Thanks in advance. Posted by SoC (talk) -- Posted at: 20:31, 11 August 2008 (UTC)[reply]

This isn't valid, because the specialization OnlyInt<int> contains two identical function declarations. Note that in the example, OnlyInt is a class, not a template, and the deleted function is a member function template. In this case OnlyInt().f(5); is valid, and that's the entire point of the example (that a normal function is a better function than a function template specialization when there is no conversion involved). decltype 09:39, 2 February 2009 (UTC)[reply]

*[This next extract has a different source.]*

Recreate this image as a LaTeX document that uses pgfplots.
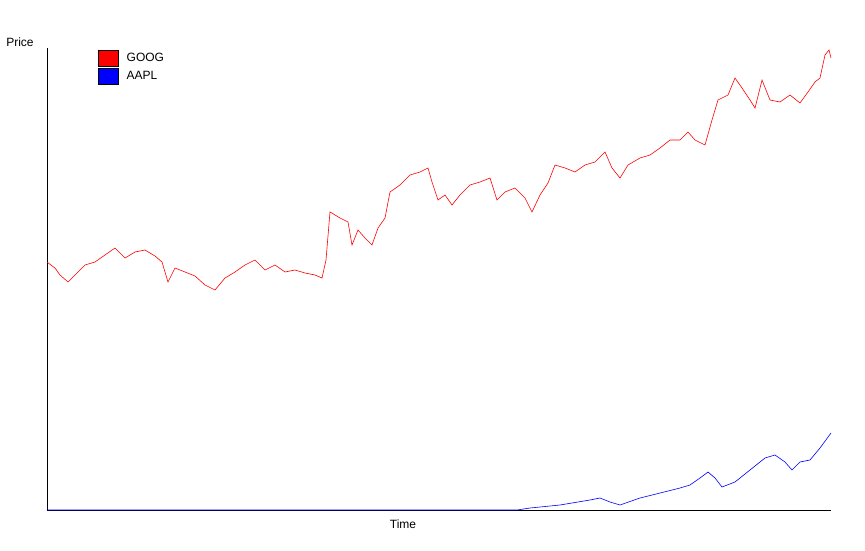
\documentclass[border=0pt]{standalone}
\usepackage{fontspec}
\setmainfont{Liberation Sans}
\usepackage{pgfplots}
\pgfplotsset{compat=1.18}
\begin{document}
\begin{tikzpicture}[x=1pt,y=1pt]
\draw[draw=none] (-47,-40) rectangle (818,510);
\begin{axis}[at={(0,0)},anchor=origin,scale only axis,width=784pt,height=462pt,
 xmin=0,xmax=784,ymin=0,ymax=462,axis lines=left,axis line style={-,black},
 xtick=\empty,ytick=\empty,font=\fontsize{12}{14}\selectfont,
 xlabel={Time},xlabel style={at={(axis description cs:0.5,0)},anchor=north,yshift=-6pt,xshift=-36pt},
 ylabel={Price},ylabel style={rotate=-90,at={(axis description cs:0,1)},anchor=south,xshift=-27pt,yshift=-2pt},
 legend style={at={(axis cs:48,462)},anchor=north west,draw=none,fill=none,row sep=1pt,font=\fontsize{12}{14}\selectfont,
   nodes={inner xsep=8pt}},
 legend cell align=left]
\addplot[red,line width=0.6pt,legend image code/.code={\draw[black,fill=red,line width=0.5pt] (0,-8pt) rectangle (20pt,8pt);}] coordinates {
(0,248)(8,242)(13,235)(21,228)(28,235)(38,245)(48,248)(58,255)(68,262)(78,252)(88,258)(98,260)(108,254)(115,248)(121,228)(128,242)(138,238)(148,234)(158,225)(168,220)(178,232)(188,238)(198,245)(208,250)(218,240)(228,245)(238,238)(248,240)(258,237)(268,235)(275,232)(279,250)(283,298)(293,292)(301,288)(305,265)(311,280)(318,272)(325,265)(331,282)(338,292)(343,318)(353,325)(363,335)(373,338)(381,342)(385,328)(391,310)(398,315)(405,305)(413,315)(423,325)(433,328)(443,332)(450,310)(458,318)(468,322)(478,312)(485,298)(493,315)(501,327)(508,345)(518,342)(528,338)(538,345)(548,348)(558,358)(565,342)(573,332)(581,345)(593,352)(603,355)(613,362)(623,370)(633,370)(641,378)(648,370)(658,365)(665,390)(671,410)(681,415)(688,432)(695,422)(703,410)(708,402)(715,430)(723,410)(733,408)(743,415)(753,407)(761,418)(768,428)(773,432)(778,455)(782,460)(784,452)};
\addlegendentry{GOOG}
\addplot[blue,line width=0.6pt,legend image code/.code={\draw[black,fill=blue,line width=0.5pt] (0,-8pt) rectangle (20pt,8pt);}] coordinates {
(0,0)(470,0)(483,2)(513,5)(543,10)(553,12)(563,8)(573,5)(593,12)(613,17)(633,22)(643,25)(653,32)(661,38)(668,32)(675,23)(688,28)(703,40)(718,52)(728,55)(738,48)(745,40)(753,48)(763,50)(773,62)(784,77)};
\addlegendentry{AAPL}
\end{axis}
\end{tikzpicture}
\end{document}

User-defined literals were last described in N2378 (8/1/2007) but were not included in the draft N2606 (5/19/08). They are also not listed on GCC's C++0x features to implement, which, while it shouldn't be taken as authoritative, is probably a good indication that its not considered a feature that's likely to go into the final standard. Since there is supposed to be a new working draft coming in October, if that draft should include user-defined literals, the section can be reinstated, but to me right now it looks like they've been turned down.

--98.232.203.240 (talk) 06:12, 26 August 2008 (UTC)[reply]

That logic is not sufficient to remove that section of the page. The GCC status update only includes functionality that has been voted into the working draft. Concepts are not on that list, despite the fact that WG21 is adamant about getting concepts in C++0x. Concepts are also not in the working paper, which will happen fairly soon. So just because something isn't in the working draft yet doesn't mean it shouldn't be presented on this page. The next meeting should tell us whether extensible literals make it or not, so keeping it around for a month won't hurt anyone. Korval (talk) 02:08, 27 August 2008 (UTC)[reply]

Is there any estimate of a release date? Are we looking at 2009 or 2010? Or later? Might be good to include if there's a source. 71.244.5.124 (talk) 23:02, 31 October 2008 (UTC)[reply]

Nice stuff but why we don't have anything to define properties????

There are many very significant and sadly common errors in this section. This is shows a superficial understanding of C++.

A null pointer is a possible value of a pointer:

int *p = 0;

if (!p) 
  std::cout << "p is null pointer\n";

A null pointer constant is an expression (used to set pointers to the null pointer value). It is not a value. (An expression is a part of the program source, while a value exist at runtime - except for some compile-time values of integral or pointer type.)

In C++98, a null pointer constant cannot have pointer type.

The whole section is about null pointer constants not null pointers. There is no change in C++ with null pointers.

The statement foo(NULL); will call foo(int), which is almost certainly not what the programmer intended.

Since the dawn of C in 1972, the constant 0 has the double role of constant integer and null pointer.

No. 0 is not a null pointer, it isn't a pointer; it's integral constant expression.

It's very important not to confuse programmers about the fundamental fact that: The expression 0 never has a pointer type in either C or C++.

In either language, any expression (given a set of declarations of course) has only one type. For the expression 0 the type is always int, end of story.

That you can write :

void foo (int*);

foo (0);

doesn't mean the expression 0 suddenly has type int*, just as 1 doesn't has type float in the following:

void foo (float);

foo (1);

the preprocessor macro NULL, which expands to either ((void*)0) or 0.

...or OL or ((short)0) or (2*2-4) or ((void*)(2*2-4)) or any integral constant expression (compile-time computed expression with type char, short, int, long, unsigned char...) with value 0, or any such expression casted to void*.

However, the only two common choices in C are 0 or ((void*)0).

When C++ adopted this behavior, additional ambiguities were created due to other design decisions in C++. Implicit conversion from type void* to other pointer types is not permitted, so NULL must be defined as 0 in order for statements like char* c = NULL; to compile.

No, this is unrelated and a deep mistake (and BS made confused statements about it).

In either C or C++, an integer (an arbitrary expression with integral type) isn't convertible to a pointer :

int i = 0;
int *p = i; /* error in both C and C++ */
int *q = 0; /* ok */

but the expression 0 is convertible to a pointer, because it's a null pointer constant.

So it's only a matter of how null pointer constants are defined. Had C++ (BS) defined ((void*)0) as a null pointer constant, the following would be valid:

int *p = (void*)0;

BS didn't made this choice, the committee didn't revisit his decision, but to say this was about converting void* to T* is dishonest. It was and is only about the definition of null pointer constants.

void foo(char *);
void foo(int);

The statement foo(NULL); will call foo(int), which is almost certainly not what the programmer intended.

Not so fast! Only true if NULL is defined as 0 or (2*2-4) or ((short)0).

If NULL is defined as 0L, for example, the first function will match with a pointer conversion (long -> char*), and the second with an integer conversion (long -> int); both implicit conversion sequences have conversion rank, and none is better than the other. As no match is better than all others, the call is ambiguous.

C++ compilers usually simply define NULL as 0 but they don't have to according to C++98 or C++03, so the statement needs to be qualified properly.

If the new syntax is a success, the C++ committee could declare deprecated the usage of 0 and NULL as null pointers, and eventually abolish this double role.